STING

Producers: Jamie Hilton, Michael Pontin and Chris Brown   Director: Kiah Roache-Turner   Screenplay: Kiah Roache-Turner   Cast: Ryan Corr, Alyla Browne, Penelope Mitchell, Robyn Nevin, Noni Hazelhurst, Silvia Colloca, Danny Kim and Jermaine Fowler   Distributor: Well Go USA Entertainment

Grade: C

In a long line of giant spider movies, this Australian-made one, though far from the worst, might be called a lesser example of the species.  The arachnid of “Sting” starts out small and grows to great size, but in terms of the scare quotient it engenders, the movie shrinks as it progresses, and the big finale, in which the creature chases its potential human victims around the innards of an apartment building, runs out of steam. 

The menace is not actually an earthly spider, moreover, but rather—as we’re shown early on—a creature that hatches out of an asteroid. The sphere crashed through the window of that building during an ice storm and then cracked open like an egg to release the thing.  It’s found by precocious twelve-year old Charlotte (Alyla Brown) while she’s prowling about the apartment of her great-aunt Gunter (Robyn Nevin), the nasty owner of the building. Gunter shares the flat with her sister Helga (Noni Hazelhurst), Charlotte’s grandmother, who suffers from dementia.  Charlotte’s crawled through the air vents from her own apartment to reach mean Gunter’s place, looking for toys she can purloin from the woman’s prized dollhouse but happy to find the spider, which she ensconces in a jar and feeds cockroaches; the beast, which she names Sting, consumes them whole, growing with each meal. 

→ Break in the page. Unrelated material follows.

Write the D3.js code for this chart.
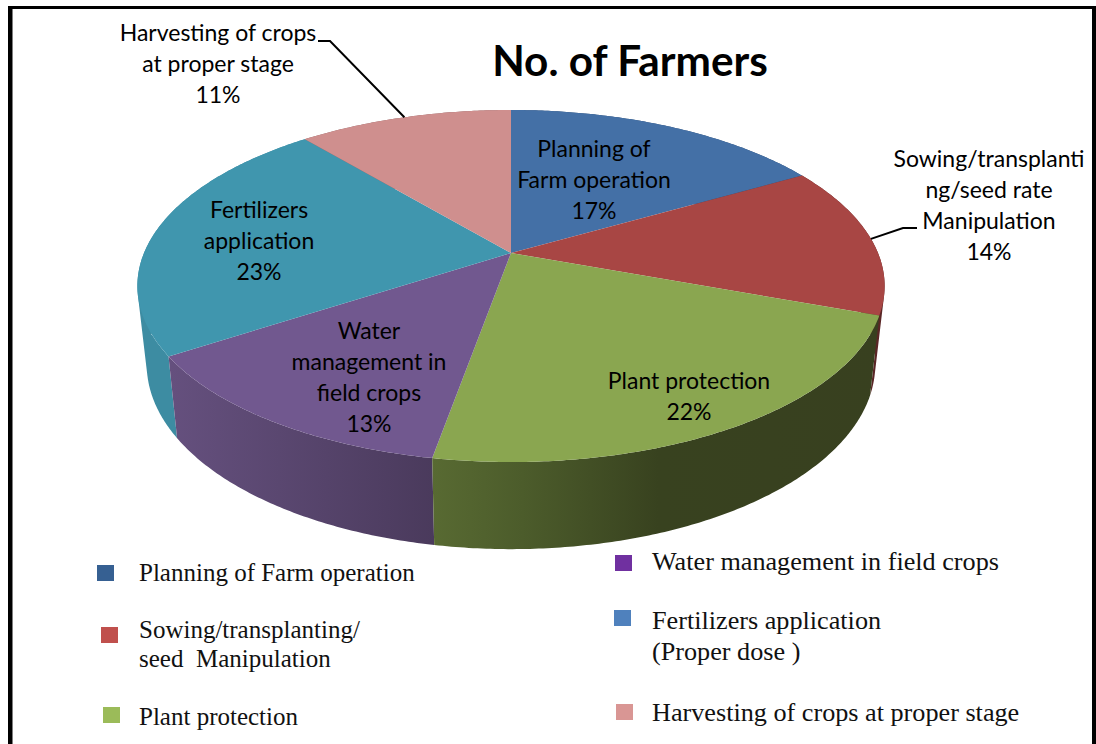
<!DOCTYPE html>
<html>
<head>
<meta charset="utf-8">
<script src="https://cdn.jsdelivr.net/npm/d3@7"></script>
<style>
  html, body { margin: 0; padding: 0; background: #fff; overflow: hidden; }
</style>
</head>
<body>
<div id="chart"></div>
<script>
// Chart data, the shares are estimated from the slice edges and round to the printed percentages
const sliceNames = ["Planning of Farm operation", "Sowing/transplanting/seed rate Manipulation", "Plant protection",
    "Water management in field crops", "Fertilizers application", "Harvesting of crops at proper stage"];
const sliceValues = [16.7, 13.9, 22.2, 13.0, 23.1, 11.1];

// Text of the labels on the pie, one entry per line
const sliceLabels = [
    ["Planning of", "Farm operation"],
    ["Sowing/transplanti", "ng/seed rate", "Manipulation"],
    ["Plant protection"],
    ["Water", "management in", "field crops"],
    ["Fertilizers", "application"],
    ["Harvesting of crops", "at proper stage"]
];

const legendTexts = [
    ["Planning of Farm operation"],
    ["Sowing/transplanting/", "seed  Manipulation"],
    ["Plant protection"],
    ["Water management in field crops"],
    ["Fertilizers application", "(Proper dose )"],
    ["Harvesting of crops at proper stage"]
];

// Colours
const topColors = ["#4470a6", "#a84644", "#8aa650", "#71588f", "#4096ae", "#cf8f8e"];
const legendColors = ["#366092", "#c0504d", "#9bbb59", "#7030a0", "#4f81bd", "#d99694"];
const wallStops = [
    ["#2c4a70", "#2c4a70"],
    ["#5a2626", "#5a2626"],
    ["#586a32", "#4c5c2b", "#38421f", "#38401f"],
    ["#65507e", "#4a3a5c"],
    ["#3d8ca2", "#3d8ca2"],
    ["#8a6060", "#8a6060"]
];

// Layout
const width = 1096;
const height = 744;
const pieCenterX = 511;
const apexY = 253;
const radiusX = 367;
const radiusY = 122.4;
const tilt = -0.1875;         // perspective of the top face
const wallShrink = 0.975;     // bottom rim is a bit narrower
const wallSlope = 1.05;
const wallOffset = 64;
const labelLine = 31;

// Centre x and first baseline of the labels
const labelAnchors = [[594, 157], [989, 167], [689, 389], [369, 339], [259, 218], [218, 41]];
// Square x, square y, text x, first baseline, line step and font size of the legend rows
const legendRows = [
    [97, 565, 139, 581, 29, 25],
    [101, 627, 139, 638, 29, 25],
    [103, 707, 139, 725, 29, 25],
    [615, 555, 652, 570, 31, 26.2],
    [614, 610, 652, 629, 31, 26.2],
    [616, 704, 652, 721, 31, 26.2]
];

const svg = d3.select("#chart").append("svg")
    .attr("width", width)
    .attr("height", height)
    .style("display", "block");

const defs = svg.append("defs");

// Maps a pie angle (0 at the top, clockwise) to the top rim of the disc
function rimPoint(angle, r = 1) {
    const u = Math.sin(angle) * r;
    const v = -Math.cos(angle) * r;
    const den = 1 + tilt * v;
    return [pieCenterX + radiusX * u / den, (radiusY * v + apexY) / den];
}

// Same point, moved down to the bottom rim
function lowerPoint(p) {
    return [pieCenterX + (p[0] - pieCenterX) * wallShrink, p[1] * wallSlope + wallOffset];
}

function sampleAngles(a0, a1) {
    const steps = Math.max(2, Math.ceil((a1 - a0) / 0.01));
    const stepScale = d3.scaleLinear().domain([0, steps]).range([a0, a1]);
    return d3.range(steps + 1).map(stepScale);
}

const line = d3.line();
const pie = d3.pie().sort(null).value(d => d);
const arcs = pie(sliceValues);

// Border of the picture, open at the bottom
const frame = svg.append("g").attr("fill", "#000");
frame.append("rect").attr("x", 8).attr("y", 6).attr("width", width - 8).attr("height", 3);
frame.append("rect").attr("x", 8).attr("y", 6).attr("width", 4.5).attr("height", height);
frame.append("rect").attr("x", 1092).attr("y", 6).attr("width", 4).attr("height", height);

// Wall gradients run across the whole disc
wallStops.forEach((stops, i) => {
    const grad = defs.append("linearGradient")
        .attr("id", `wall-${i}`)
        .attr("gradientUnits", "userSpaceOnUse")
        .attr("x1", i === 3 ? 170 : 432).attr("y1", 0)
        .attr("x2", i === 3 ? 435 : 885).attr("y2", 0);
    stops.forEach((c, j) => {
        grad.append("stop")
            .attr("offset", i === 2 ? [0, 0.2, 0.5, 1][j] : j / (stops.length - 1))
            .attr("stop-color", c);
    });
});

// Wall as small quads of the same winding, otherwise the fold at the silhouette leaves a hole
function wallPath(i) {
    const upper = sampleAngles(arcs[i].startAngle, arcs[i].endAngle).map(a => rimPoint(a));
    const lower = upper.map(lowerPoint);
    return d3.range(upper.length - 1).map(k => {
        const quad = [upper[k], upper[k + 1], lower[k + 1], lower[k]];
        if (d3.polygonArea(quad) < 0) quad.reverse();
        return line(quad) + "Z";
    }).join("");
}

// Walls first, back slices before front ones
const wallOrder = [0, 5, 1, 4, 3, 2];
svg.append("g").selectAll("path")
    .data(wallOrder)
    .join("path")
    .attr("fill", i => `url(#wall-${i})`)
    .attr("d", wallPath);

// Top faces
svg.append("g").selectAll("path")
    .data(arcs)
    .join("path")
    .attr("fill", (d, i) => topColors[i])
    .attr("d", d => {
        const rim = sampleAngles(d.startAngle, d.endAngle).map(a => rimPoint(a));
        return line([rimPoint(0, 0)].concat(rim)) + "Z";
    });

// Leader lines start from the middle of the slice rim
const midAngle = d => (d.startAngle + d.endAngle) / 2;
const leaderEnds = [[1, [[903, 228], [917, 228]]], [5, [[330, 41], [318, 41]]]];
svg.append("g").selectAll("path")
    .data(leaderEnds)
    .join("path")
    .attr("fill", "none")
    .attr("stroke", "#000")
    .attr("stroke-width", 2)
    .attr("d", d => line([rimPoint(midAngle(arcs[d[0]]))].concat(d[1])));

// Labels on the pie
const labels = svg.append("g")
    .attr("font-family", "Lato, sans-serif")
    .attr("font-size", 23)
    .attr("fill", "#000")
    .attr("text-anchor", "middle");

sliceLabels.forEach((lines, i) => {
    const rows = lines.concat(`${Math.round(sliceValues[i])}%`);
    labels.append("g").selectAll("text")
        .data(rows)
        .join("text")
        .attr("x", labelAnchors[i][0])
        .attr("y", (d, j) => labelAnchors[i][1] + j * labelLine)
        .text(d => d);
});

// Title
svg.append("text")
    .attr("x", 630)
    .attr("y", 76)
    .attr("text-anchor", "middle")
    .attr("font-family", "Lato, sans-serif")
    .attr("font-weight", 700)
    .attr("font-size", 42.3)
    .text("No. of Farmers");

// Legend
const legend = svg.append("g").selectAll("g")
    .data(legendTexts)
    .join("g")
    .attr("font-family", "'Liberation Serif', serif")
    .attr("font-size", (d, i) => legendRows[i][5])
    .attr("fill", "#111");

legend.append("rect")
    .attr("x", (d, i) => legendRows[i][0])
    .attr("y", (d, i) => legendRows[i][1])
    .attr("width", 17)
    .attr("height", 16)
    .attr("fill", (d, i) => legendColors[i]);

legend.each(function (rows, i) {
    d3.select(this).selectAll("text")
        .data(rows)
        .join("text")
        .attr("x", legendRows[i][2])
        .attr("y", (d, j) => legendRows[i][3] + j * legendRows[i][4])
        .style("white-space", "pre")
        .text(d => d);
});
</script>
</body>
</html>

Charlotte lives with her mother Heather (Penelope Mitchell), her stepfather Ethan (Ryan Corr), and their infant son, her half-brother.  Ethan serves as the building super at the sufferance of his wife’s aunt while trying to finish a comic strip he’s writing.  He and Charlotte get along reasonably well, though the girl pines for her absent dad and balks when her mother asks her to look after little Liam.  “You’re the bane of my existence,” the pretty but rather obnoxious girl tells the baby as she happily tends to Sting.

Writer-director Kiah Roache-Turner’s script lays out all this very slowly, going to great lengths to depict Ethan’s efforts to see to everything going wrong in the decrepit building, some of the problems in the apartment of Maria (Silvia Colloca), a pretty but depressed woman living with a cute dog and multiple bottles of booze.  Ethan’s work goes unappreciated by stern Gunter, who comes across as a Nazi type and tells the guy that he’s not a member of the family and can expect to lose his job at the end of the month.

Eventually Charlotte’s secret gets out after she visits Erik (Danny Kim), an expert on arachnids who conveniently lives in the building, to buy a fish tank to keep growing Sting in.  (He’s conducting some sort of research on fish.)  Erik warns Ethan about Sting, and Charlotte protests at the idea of losing her pet.  But the point is moot: the creature escapes and takes to the building’s air vents.  It also takes to feeding on some of the occupants, also dragging into its lair the exterminator (Jermaine Fowler) called in to investigate the strange noises in the walls.  Eventually Ethan and Heather join him there, and spunky Charlotte intervenes to save them and help her stepfather fight the menace.  In the best tradition of such movies, the right folks survive, but a postscript indicates that the threat is far from over. “Sting 2,” anyone?

“Sting” tries to be a bit of everything—a horror comedy (witness the strutting Gunter and jokey exterminator), a domestic drama, and a straight-up, gross-out creature feature, which treats the vents of the building in much the same way that “Alien” did those on the Nostromo.  The various parts don’t mesh particularly well, and the performances are quite variable, with some over-the-top (Nevin, Fowler) and most others bland. 

It must be said, however, that though it was clearly made on a limited budget, the crafts team—production designer Fiona Donovan and cinematographer Brad Shield—conjure up a claustrophobically dilapidated setting, and the WETA Workshop a spiffy-looking spider in both its original petite form and its gruesome larger one.  But the score by Anna Drubich has trouble capturing the various narrative tones, and the editing by Roache-Turner and Luke Doolan sometimes goes sluggish, especially in the latter stages when trying desperately to amp up the tension by prolonging the action.

“Sting” is a minor addition to the ranks of creature features with giant spiders—for all its age, 1955’s “Tarantula” still rules the roost—but fans of the genre will probably find it moderately enjoyable.